Die FR hingegen fordert die die Testpersonen hierbei deutlich stärker: Auf die Schwierigkeit, die Navigation überhaupt aufzufinden folgt die Herausforderung, die Inhaltsübersicht sowohl inhaltlich als auch funktional zu verstehen. Dies dauert im Vergleich zwar etwas länger als bei der FAZ, bereitet aber dabei deutlich mehr Freude.
In Hinsicht auf 'Orientierung für Fortgeschrittene' und 'Joy of Use' ein Punkt für die FR.

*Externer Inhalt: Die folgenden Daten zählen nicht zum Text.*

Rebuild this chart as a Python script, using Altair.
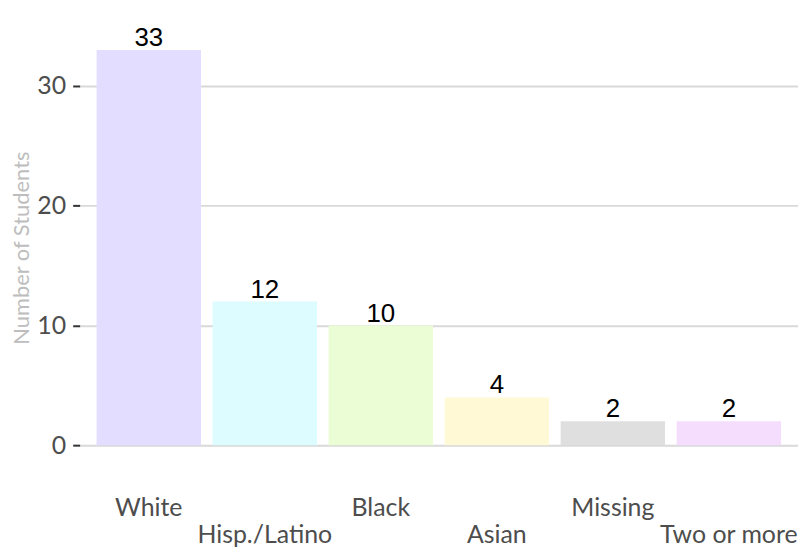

Wer bei der FAZ des zoomens und scrollens müde ist, kann die (PDF-basierten) Artikel auch als Textansicht öffnen. Dies hat den Vorteil, dass die Spaltenlänge sich an der Displaygröße des iPads orientiert womit der Lesefluss deutlich verbessert wird. Eine zusätzliche Navigationsleiste ermöglicht darüber hinaus das Blättern durch alle in Textansicht verfügbaren Inhalte. Damit sind die Möglichkeiten der App jedoch auch weitgehend erschöpft.
Wem bei der FR der Sinn nach mehr Information steht, der hat zunächst schlechtere Karten: Die App hat gegenüber der Printausgabe einen deutlich geringeren Umfang. Dafür bietet sie die Möglichkeit, durch Bildergalerien zu blättern oder das Video- und Audiomaterial zu nutzen, das bei einigen Themen integriert ist.
Fazit
Alle Testpersonen ziehen nach der umfassenden Nutzung Resümee, wie es in unseren regelmäßigen Quick Experience Checks oder auch den umfassenden User Experience Tests in dieser Übereinstimmung nicht allzu häufig auftaucht:
Wir für unseren Teil freuen uns über unseren Ausflug in den Zeitungsteil der App-Welt, werden uns aber wohl auch in Zukunft weiter auf die Printversion unserer Tageszeitungen im Briefkasten freuen. Denn wie unsere Testpersonen müssen auch wir feststellen: Als Variante für unterwegs stellen die Apps eine probate Alternative zur Printversion der Zeitungen dar. Aber als Frühstücksbegleitung und zum Ausblenden morgendlicher S-Bahn Mitfahrer ist eine echte Zeitung eben doch noch immer am besten geeignet.